Why Stripe can take over the media subscription landscape

Goods and services used to be paid for in person, but the digital era has transformed how we consume. The subscription economy has been consistently growing over the last few years and will keep doing so.

We can borrow instead of buying, lease long-term without the burden of ownership, and the media that was once stored on physical mediums (cassette tapes to game cartridges) arrives via high-speed internet. As a result, many things once purchased outright can be conveniently streamed to our devices, updated when needed, and often paid for via a subscription”, says Philippe Rousseau, Head of Benelux & France at Brite Payments, a payment solutions business. 

Subscription has expanded throughout the whole economy, from coffee to designer clothes, electronics to automotive. In this new model, consumers get regularly charged for a service instead of buying products occasionally. However, subscription is also a true paradigm shift, where consumers are not only buying a product, but also an experience. 

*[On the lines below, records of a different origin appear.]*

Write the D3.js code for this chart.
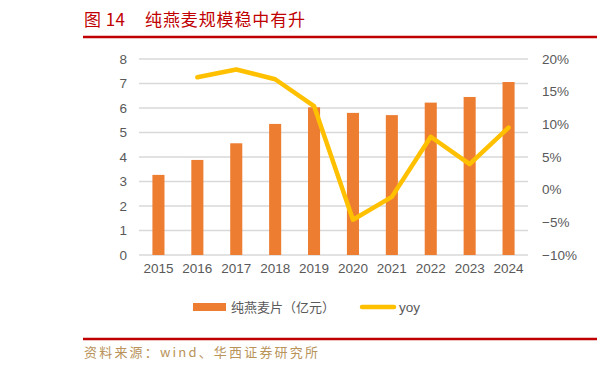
<!DOCTYPE html>
<html><head><meta charset="utf-8">
<script src="https://cdn.jsdelivr.net/npm/d3@7"></script>
<style>body{margin:0;background:#fff;}svg{display:block;}</style>
</head><body>
<svg id="c" width="597" height="371"></svg>
<script>
const categories = ["2015","2016","2017","2018","2019","2020","2021","2022","2023","2024"];
const barValues = [3.27,3.88,4.56,5.35,6.03,5.80,5.71,6.22,6.45,7.06];
const yoyValues = [null,17.2,18.4,16.9,12.8,-4.6,-1.1,8.1,3.9,9.5];
const leftTicks = [0,1,2,3,4,5,6,7,8];
const rightTicks = [-10,-5,0,5,10,15,20];
const barName = "纯燕麦片（亿元）";
const lineName = "yoy";
const title = "图 14";
const subtitle = "纯燕麦规模稳中有升";
const source = "资料来源：wind、华西证券研究所";

const svg = d3.select("#c");
const cjk = "'Noto Sans CJK SC','Noto Sans',sans-serif";
const latin = "'Liberation Sans','DejaVu Sans',sans-serif";
const L=139, R=528, T=59, B=255;
const x = d3.scaleBand().domain(categories).range([L,R]).paddingInner(0.69).paddingOuter(0.345);
const yL = d3.scaleLinear().domain([0,8]).range([B,T]);
const yR = d3.scaleLinear().domain([-10,20]).range([B,T]);

// title
svg.append("text").attr("x",84).attr("y",26).attr("fill","#c00000").attr("font-family",cjk).attr("font-size",17).attr("textLength",41).text(title);
svg.append("text").attr("x",145).attr("y",26).attr("fill","#c00000").attr("font-family",cjk).attr("font-size",17).attr("textLength",160).text(subtitle);
svg.append("line").attr("x1",83).attr("x2",597).attr("y1",37).attr("y2",37).attr("stroke","#c00000").attr("stroke-width",2.5);

// grid
svg.append("g").selectAll("line").data(leftTicks).join("line")
  .attr("x1",L).attr("x2",R).attr("y1",d=>yL(d)).attr("y2",d=>yL(d))
  .attr("stroke","#d9d9d9").attr("stroke-width",1.3);

// left axis
const ga = svg.append("g").attr("transform",`translate(${L},0)`)
  .call(d3.axisLeft(yL).tickValues(leftTicks).tickSize(0).tickPadding(12));
ga.select(".domain").remove();
ga.selectAll("text").attr("font-family",latin).attr("font-size",13.5).attr("fill","#595959");

// right axis
const gr = svg.append("g").attr("transform",`translate(${R},0)`)
  .call(d3.axisRight(yR).tickValues(rightTicks).tickSize(0).tickPadding(14).tickFormat(d=>(d<0?"\u2212"+(-d):d)+"%"));
gr.select(".domain").remove();
gr.selectAll("text").attr("font-family",latin).attr("font-size",13.5).attr("fill","#595959");

// bottom axis
const gb = svg.append("g").attr("transform",`translate(0,${B})`)
  .call(d3.axisBottom(x).tickSize(0).tickPadding(8));
gb.select(".domain").remove();
gb.selectAll("text").attr("font-family",latin).attr("font-size",13.5).attr("fill","#595959");

// bars
svg.append("g").selectAll("rect").data(barValues).join("rect")
  .attr("x",(d,i)=>x(categories[i])).attr("width",x.bandwidth())
  .attr("y",d=>yL(d)).attr("height",d=>B-yL(d)).attr("fill","#ed7d31");

// line
const line = d3.line().defined(d=>d!==null)
  .x((d,i)=>x(categories[i])+x.bandwidth()/2).y(d=>yR(d));
svg.append("path").datum(yoyValues).attr("d",line).attr("fill","none")
  .attr("stroke","#ffc000").attr("stroke-width",4.5).attr("stroke-linejoin","round").attr("stroke-linecap","round");

// legend
svg.append("rect").attr("x",193).attr("y",303).attr("width",33).attr("height",8).attr("fill","#ed7d31");
svg.append("text").attr("x",231).attr("y",312).attr("font-family",cjk).attr("font-size",13).attr("fill","#595959").attr("textLength",104).text(barName);
svg.append("line").attr("x1",362).attr("x2",394).attr("y1",307).attr("y2",307).attr("stroke","#ffc000").attr("stroke-width",4.5).attr("stroke-linecap","round");
svg.append("text").attr("x",399).attr("y",312).attr("font-family",latin).attr("font-size",13.5).attr("fill","#595959").text(lineName);

// footer
svg.append("line").attr("x1",83).attr("x2",597).attr("y1",339).attr("y2",339).attr("stroke","#c00000").attr("stroke-width",2.5);
svg.append("text").attr("x",84).attr("y",357).attr("font-family",cjk).attr("font-size",13).attr("fill","#b8935a").attr("textLength",234).text(source);
</script>
</body></html>
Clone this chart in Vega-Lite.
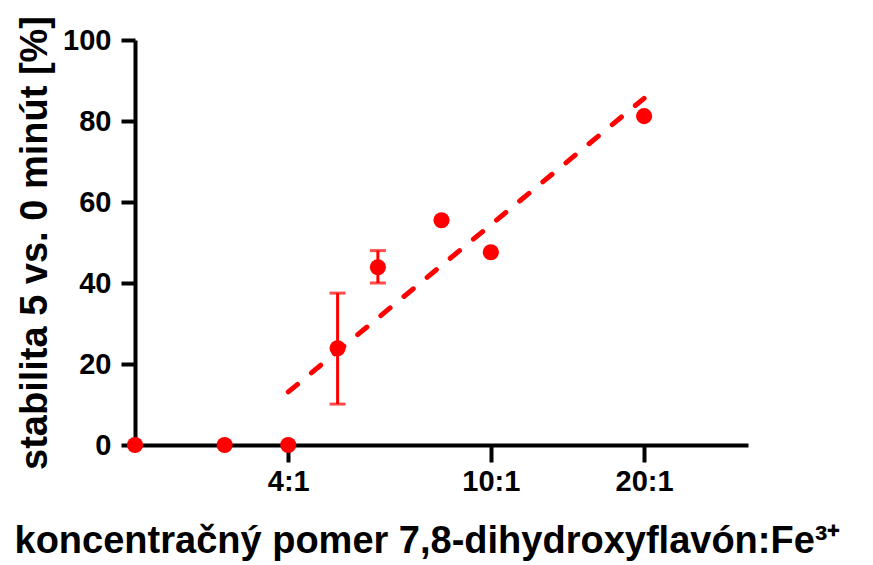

Take the media industry, where recurring revenues have been the norm since the 19th century. Streaming surpassed cable TV three years ago, opening up a new era where TV channels have to go from securing a handful of strategic deals with cable and satellite providers to catering to the preferences of individual consumers. 

This is also true for newspapers and other types of print media. Gone are the days when newspapers were distributing a single issue for everybody. Online subscribers now expect targeted content that will cater to their personal areas of interest. 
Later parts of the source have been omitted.